Summit Entertainment releases The Ghost Writer limited on February 19th, 2010 and wider on March 5th, 2010.


NYC MOVIE GURU: How did you prepare for your role?

PB: I looked at the isolation of my character, an ex-British Prime Minister living in exile on an island, as a reference to Napoleon and Elba. I looked at Polanski and the life that he’s led and looking over his shoulder constantly in motion. His films always have the themes of isolation and claustrophobia and all-encompassing, foreboding atmosphere of life. I started reading his biography when I set forth with this film, but I had to put it down because I knew that it was enough that I wanted to know and I wanted to just come to the man on my own terms. He uses his life, his instincts, his persona of drama in life and his intelligence of drama which defines the material which he can chew the bone on.

NYC MOVIE GURU: Would it be fair to compare your character to Tony Blair?

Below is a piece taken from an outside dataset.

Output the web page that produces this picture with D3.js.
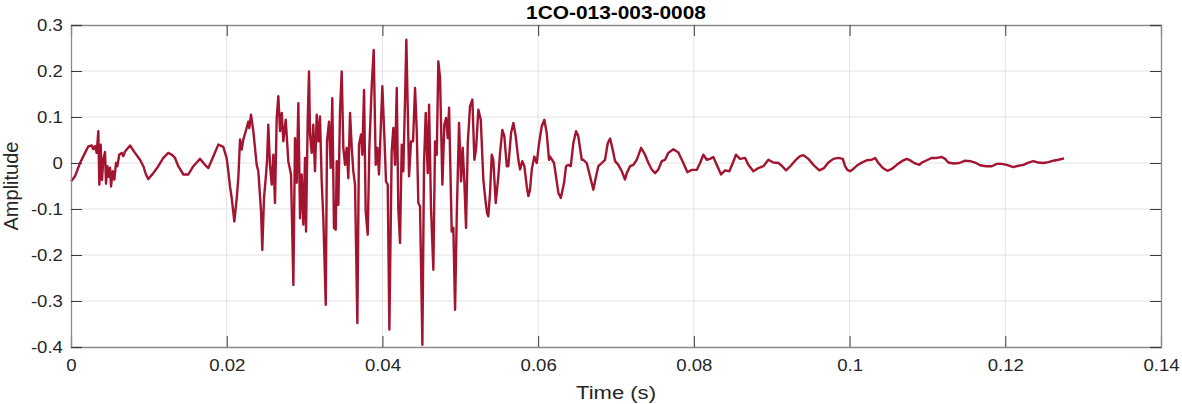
<!DOCTYPE html>
<html>
<head>
<style>
body {margin: 0; background: #fff; font-family: "Liberation Sans", Arial, sans-serif;}
.tick text {font-family: "Liberation Sans", Arial, sans-serif;}
</style>
<script src="https://cdnjs.cloudflare.com/ajax/libs/d3/7.8.5/d3.min.js"></script>
</head>
<body>
<div id="chart-container"></div>
<script>
    const title = "1CO-013-003-0008";
    const xTicks = [0, 0.02, 0.04, 0.06, 0.08, 0.1, 0.12, 0.14];
    const yTicks = [-0.4, -0.3, -0.2, -0.1, 0, 0.1, 0.2, 0.3];

    // time in ms
    const timeMs = [
        0, 0.51, 1.16, 1.80, 2.22, 2.66, 2.86, 3.08, 3.30, 3.51, 3.64, 3.81, 3.98, 4.15, 4.37, 4.50,
        4.67, 4.84, 5.01, 5.14, 5.36, 5.57, 5.78, 5.95, 6.20, 6.51, 6.72, 6.94, 7.58, 8.22, 8.86, 9.29,
        9.63, 9.93, 10.57, 11.21, 11.86, 12.50, 12.94, 13.36, 13.78, 14.43, 15.07, 15.71, 16.57, 17.21,
        17.64, 18.28, 18.92, 19.56, 20.00, 20.21, 20.42, 20.64, 20.98, 21.29, 21.49, 21.71, 21.93, 22.13,
        22.44, 22.78, 22.90, 23.12, 23.42, 23.85, 24.06, 24.41, 24.57, 24.79, 25.01, 25.18, 25.34, 25.56,
        25.78, 25.99, 26.20, 26.42, 26.63, 26.85, 27.07, 27.27, 27.58, 27.91, 28.26, 28.56, 28.77, 28.99,
        29.20, 29.42, 29.63, 29.84, 30.06, 30.19, 30.40, 30.57, 30.70, 30.92, 31.12, 31.34, 31.56, 31.77,
        31.98, 32.20, 32.41, 32.72, 32.88, 33.14, 33.36, 33.56, 33.78, 34.00, 34.13, 34.34, 34.55, 34.77,
        34.98, 35.20, 35.41, 35.62, 35.84, 36.06, 36.26, 36.48, 36.78, 36.99, 37.25, 37.42, 37.64, 37.85,
        38.11, 38.32, 38.63, 38.88, 39.14, 39.35, 39.56, 39.99, 40.24, 40.46, 40.68, 40.89, 41.19, 41.40,
        41.62, 41.84, 42.04, 42.26, 42.48, 42.68, 42.90, 43.07, 43.25, 43.42, 43.67, 43.93, 44.19, 44.41,
        44.61, 44.83, 45.13, 45.34, 45.56, 45.82, 45.99, 46.24, 46.54, 46.76, 46.98, 47.18, 47.40, 47.70,
        47.95, 48.17, 48.39, 48.56, 48.90, 49.11, 49.33, 49.55, 49.84, 50.10, 50.31, 50.52, 50.74, 50.96,
        51.25, 51.55, 51.81, 52.02, 52.32, 52.63, 52.96, 53.27, 53.44, 53.60, 53.82, 54.04, 54.24, 54.55,
        54.89, 55.11, 55.40, 55.66, 55.97, 56.17, 56.52, 56.82, 57.12, 57.46, 57.68, 57.97, 58.23, 58.54,
        58.74, 58.96, 59.18, 59.51, 59.82, 60.12, 60.46, 60.80, 61.10, 61.40, 61.53, 62.04, 62.60, 62.91,
        63.33, 63.58, 63.88, 64.19, 64.52, 64.87, 65.16, 65.60, 65.80, 66.24, 66.67, 67.09, 67.44, 67.73,
        68.17, 68.59, 68.94, 69.24, 69.58, 69.88, 70.30, 70.74, 71.16, 71.38, 71.81, 72.23, 72.67, 73.22,
        73.73, 74.16, 74.59, 75.02, 75.44, 75.88, 76.30, 76.72, 77.37, 78.01, 78.65, 79.17, 79.73, 80.37,
        80.80, 81.22, 81.66, 82.08, 82.50, 83.02, 83.49, 84.01, 84.56, 85.00, 85.42, 85.93, 86.58, 87.00,
        87.64, 88.29, 88.93, 89.57, 90.21, 90.86, 91.29, 91.84, 92.45, 93.00, 93.64, 94.07, 94.71, 95.35,
        96.12, 96.72, 97.28, 97.92, 98.56, 99.13, 99.42, 99.72, 100.06, 100.49, 100.92, 101.57, 102.21,
        102.85, 103.28, 103.70, 104.27, 104.86, 105.42, 106.06, 106.71, 107.35, 107.86, 108.41, 108.97,
        109.27, 109.92, 110.56, 111.20, 111.84, 112.27, 112.69, 113.34, 114.10, 114.84, 115.48, 116.12,
        116.76, 117.53, 118.27, 118.91, 119.55, 120.19, 121.04, 121.68, 122.33, 122.97, 123.61, 124.25,
        124.89, 125.54, 126.18, 126.82, 127.55
    ];

    const amplitude = [
        -0.040, -0.029, 0.000, 0.022, 0.036, 0.038, 0.030, 0.037, 0.022, 0.069, -0.047, 0.040, -0.037, 0.007, 0.024, -0.045,
        -0.007, -0.030, -0.010, -0.051, -0.018, -0.036, 0.000, -0.007, 0.018, 0.022, 0.015, 0.025, 0.038, 0.022, 0.007, -0.007,
        -0.025, -0.035, -0.022, -0.007, 0.011, 0.022, 0.018, 0.011, -0.007, -0.025, -0.025, -0.007, 0.009, -0.004,
        -0.011, 0.014, 0.040, 0.035, 0.010, -0.018, -0.051, -0.076, -0.127, -0.076, -0.033, 0.051, 0.029, 0.051,
        0.069, 0.090, 0.076, 0.105, 0.069, -0.004, -0.018, -0.105, -0.189, -0.076, -0.033, 0.004, 0.083, -0.004,
        -0.047, 0.018, -0.087, 0.098, 0.145, 0.069, 0.109, 0.047, 0.094, 0.004, -0.025, -0.265, 0.054, -0.043,
        0.130, -0.120, -0.025, -0.134, 0.011, -0.149, 0.090, 0.199, 0.062, 0.022, 0.083, -0.018, 0.105, 0.047,
        0.101, -0.040, -0.120, -0.308, 0.047, 0.090, -0.011, 0.141, -0.141, -0.145, 0.004, -0.091, 0.112, 0.199,
        0.033, -0.004, 0.033, -0.033, 0.109, 0.033, -0.018, -0.047, -0.348, 0.040, 0.062, 0.018, 0.159, -0.105,
        -0.156, 0.033, 0.170, 0.246, -0.004, 0.033, -0.025, 0.167, 0.062, -0.040, -0.047, -0.362, 0.025, 0.076,
        -0.004, 0.163, -0.098, -0.174, 0.040, -0.018, 0.134, 0.268, 0.120, -0.029, 0.047, 0.047, 0.163, 0.069,
        -0.087, -0.094, -0.395, -0.004, 0.109, -0.022, 0.127, -0.098, -0.232, 0.047, 0.018, 0.221, 0.185, -0.047,
        0.083, 0.098, 0.054, 0.120, -0.149, -0.141, -0.319, -0.112, 0.087, -0.040, 0.033, -0.040, -0.141, 0.043,
        0.123, 0.138, 0.007, 0.029, 0.116, 0.094, -0.036, -0.087, -0.109, -0.116, -0.065, 0.018, 0.007, -0.087,
        -0.029, 0.022, 0.072, 0.058, -0.007, -0.007, 0.065, 0.087, 0.058, 0.007, -0.014, 0.004, -0.007, -0.051,
        -0.072, -0.058, -0.014, 0.014, 0.000, 0.043, 0.080, 0.094, 0.065, 0.007, 0.014, 0.000, -0.065, -0.076,
        -0.043, -0.007, -0.004, -0.007, 0.043, 0.069, 0.058, 0.007, 0.007, 0.000, -0.029, -0.058, -0.029, -0.007,
        0.000, 0.007, 0.043, 0.053, 0.029, 0.004, -0.004, -0.018, -0.036, -0.022, -0.007, -0.004, 0.007, 0.033,
        0.018, 0.000, -0.014, -0.022, -0.014, 0.004, 0.007, 0.022, 0.030, 0.023, 0.000, -0.020, -0.015, -0.015,
        0.000, 0.018, 0.007, 0.009, 0.013, -0.007, -0.025, -0.016, -0.018, 0.000, 0.018, 0.009, 0.011, -0.004,
        -0.018, -0.011, -0.007, 0.007, 0.001, 0.000, -0.006, -0.016, -0.006, 0.005, 0.015, 0.017, 0.009, -0.004,
        -0.016, -0.011, 0.001, 0.009, 0.011, 0.009, -0.007, -0.015, -0.018, -0.013, -0.006, 0.001, 0.006,
        0.007, 0.011, 0.000, -0.011, -0.017, -0.013, -0.004, 0.004, 0.009, 0.005, -0.001, -0.004,
        0.001, 0.006, 0.011, 0.011, 0.013, 0.009, 0.001, -0.001, 0.000, 0.005, 0.004, 0.001,
        -0.005, -0.007, -0.007, -0.002, -0.002, -0.004, -0.009, -0.006, -0.004, 0.001, 0.004, 0.001,
        0.000, 0.002, 0.005, 0.007, 0.010
    ];

    const data = timeMs.map((t, i) => ({t: t / 1000, a: amplitude[i]}));

    const containerWidth = 1182;
    const containerHeight = 404;
    const margin = { top: 25, right: 21, bottom: 57, left: 71 };
    const width = containerWidth - margin.left - margin.right;
    const height = containerHeight - margin.top - margin.bottom;
    const stretch = 1.16; // text in the picture is a bit wider than Arial

    const svg = d3.select("#chart-container")
        .append("svg")
        .attr("width", containerWidth)
        .attr("height", containerHeight)
        .append("g")
        .attr("transform", `translate(${margin.left},${margin.top})`);

    const x = d3.scaleLinear().domain([0, 0.14]).range([0, width]);
    const y = d3.scaleLinear().domain([-0.4, 0.3]).range([height, 0]);

    // grid
    svg.append("g").selectAll("line")
        .data(xTicks.slice(1, -1))
        .join("line")
            .attr("x1", d => x(d)).attr("x2", d => x(d))
            .attr("y1", 0).attr("y2", height)
            .attr("stroke", "#e3e3e3").attr("stroke-width", 1);
    svg.append("g").selectAll("line")
        .data(yTicks.slice(1, -1))
        .join("line")
            .attr("x1", 0).attr("x2", width)
            .attr("y1", d => y(d)).attr("y2", d => y(d))
            .attr("stroke", "#e3e3e3").attr("stroke-width", 1);

    // waveform
    const line = d3.line().x(d => x(d.t)).y(d => y(d.a));
    svg.append("path")
        .datum(data)
        .attr("fill", "none")
        .attr("stroke", "#a2142f")
        .attr("stroke-width", 2.4)
        .attr("stroke-linejoin", "round")
        .attr("d", line);

    // axes, ticks pointing inward
    const fmt = d => d === 0 ? "0" : String(+d.toFixed(2));
    const xAxis = svg.append("g")
        .attr("transform", `translate(0,${height})`)
        .call(d3.axisBottom(x).tickValues(xTicks).tickSize(-11).tickPadding(13).tickFormat(fmt));
    const xTop = svg.append("g")
        .call(d3.axisTop(x).tickValues(xTicks).tickSize(-11).tickFormat(""));
    const yAxis = svg.append("g")
        .call(d3.axisLeft(y).tickValues(yTicks).tickSize(-11).tickPadding(7).tickFormat(fmt));
    const yRight = svg.append("g")
        .attr("transform", `translate(${width},0)`)
        .call(d3.axisRight(y).tickValues(yTicks).tickSize(-11).tickFormat(""));

    [xAxis, xTop, yAxis, yRight].forEach(g => {
        g.select(".domain").attr("stroke", "#8a8a8a").attr("stroke-width", 1.3);
        g.selectAll(".tick line").attr("stroke", "#3c3c3c");
        g.selectAll(".tick text")
            .attr("fill", "#262626")
            .attr("transform", `scale(${stretch},1)`)
            .style("font-size", "16px");
    });

    svg.append("text")
        .attr("transform", `translate(${width / 2},${-6.5}) scale(${stretch},1)`)
        .attr("text-anchor", "middle")
        .style("font-size", "18px").style("font-weight", "bold")
        .attr("fill", "#000")
        .text(title);

    svg.append("text")
        .attr("transform", `translate(${width / 2},${height + 52}) scale(${stretch},1)`)
        .attr("text-anchor", "middle")
        .style("font-size", "19px")
        .attr("fill", "#262626")
        .text("Time (s)");

    svg.append("text")
        .attr("transform", `translate(${-53},${height / 2}) rotate(-90)`)
        .attr("text-anchor", "middle")
        .style("font-size", "20px")
        .attr("fill", "#262626")
        .text("Amplitude");
</script>
</body>
</html>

PB: When I sat with [director Roman Polanski] across the table for lunch one day, my first question was [whether] I’m playing Tony Blair because all indications and all roads seem to lead to one man and he said, “No, you’re not playing Tony Blair.” However, I have to start somewhere as an actor, so I looked at the performance of Tony Blair as Prime Minister [and] I looked at Tony Blair at public interviews. I was liberated, somewhat, by Roman saying [that] I wasn’t playing him. Then you have to find the emotion of the piece and I looked at the relationship between me and my wife, played by Olivia Williams. Then I began to look at her character and it was somewhat like Lady Macbeth. None of this was spoken of with Roman [or] with Olivia Williams. It was just the imagination and the ambiance that Roman created on the set. As I worked on the set, the weather that is always prevailing in Polanski movies certainly prevailed like a shroud of gloom and foreboding in this film. That gives you a certain feeling of aloneness and exile.

NYC MOVIE GURU: What do you think are the basic elements that turn a political thriller into a classic?

PB: It finds itself front-row-and-center in a political time and a political character who is eluded to in the case of Tony Blair. You have a cinematic director who’s done many thrillers and this is his first political thriller. You have him taking shots at and eluding to [Alfred] Hitchcock who was the grand master of his own time and created his own world of drama, intrigue and the subtleties of life where, on the stage, the humblest of player comes central to something that could be quite malevolent. In the case of The Ghost Writer, the man who’s constantly sweeping the leaves up which are always getting blown away has some significance, but all he’s doing is sweeping the leaves up. We haven’t had that many political dramas of late that I could think of that comes with such a punch because of the director, because of its timing and because of the huge “What if?” theory of the story. This time that we’ve lived through politically is so charged with so many question marks that hang above us: the “Why’s” of the war, the [Twin] Towers that were destroyed, the lives that were lost [and] the huge rush toward the political future that we now find ourselves with. Artistically, these questions will resonate for quite some time now in films.

NYC MOVIE GURU: Would you like to have an autobiography of yourself published some day?

PB: There have been a few articles and books and pieces that have been written without my consent. So I have started over the last few years to ruminate on who I am, where I’ve been, what I’ve done and some tapestry of a life lived.

NYC MOVIE GURU: Who would you choose as the ghost writer?

PB: Oh, I think it would be my good wife, [Keeley Shaye Smith]. She’s a fine writer.